Stable Ground States for the HMF Poisson Model

TL;DR

This paper proves the nonlinear orbital stability of steady states in the Hamiltonian Mean Field system with a Poisson potential, using novel variational techniques adapted to the problem's singularity and constraints.

Contribution

It introduces a new variational approach with specialized transformations to establish stability of steady states with Poisson interactions.

Findings

Proved nonlinear orbital stability for a broad class of steady states.

Developed new transformations to handle constraints in variational problems.

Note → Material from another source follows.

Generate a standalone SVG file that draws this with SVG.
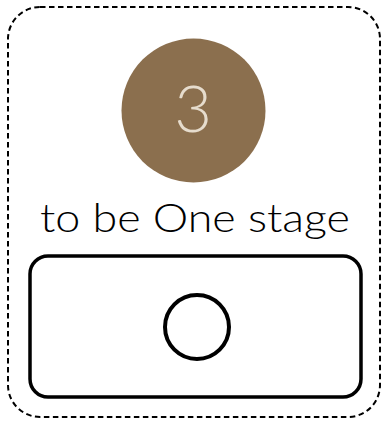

Extended stability analysis to systems with singular Poisson potentials.

Abstract

In this paper we prove the nonlinear orbital stability of a large class of steady states solutions to the Hamiltonian Mean Field (HMF) system with a Poisson interaction potential. These steady states are obtained as minimizers of an energy functional under one, two or infinitely many constraints. The singularity of the Poisson potential prevents from a direct run of the general strategy in [20, 16] which was based on generalized rearrangement techniques, and which has been recently extended to the case of the usual (smooth) cosine potential [17]. Our strategy is rather based on variational techniques. However, due to the boundedness of the space domain, our variational problems do not enjoy the usual scaling invariances which are, in general, very important in the analysis of variational problems. To replace these scaling arguments, we introduce new transformations which, although specific to our context, remain somehow in the same spirit of rearrangements tools introduced in the references above. In particular, these transformations allow for the incorporation of an arbitrary number of constraints, and yield a stability result for a large class of steady states.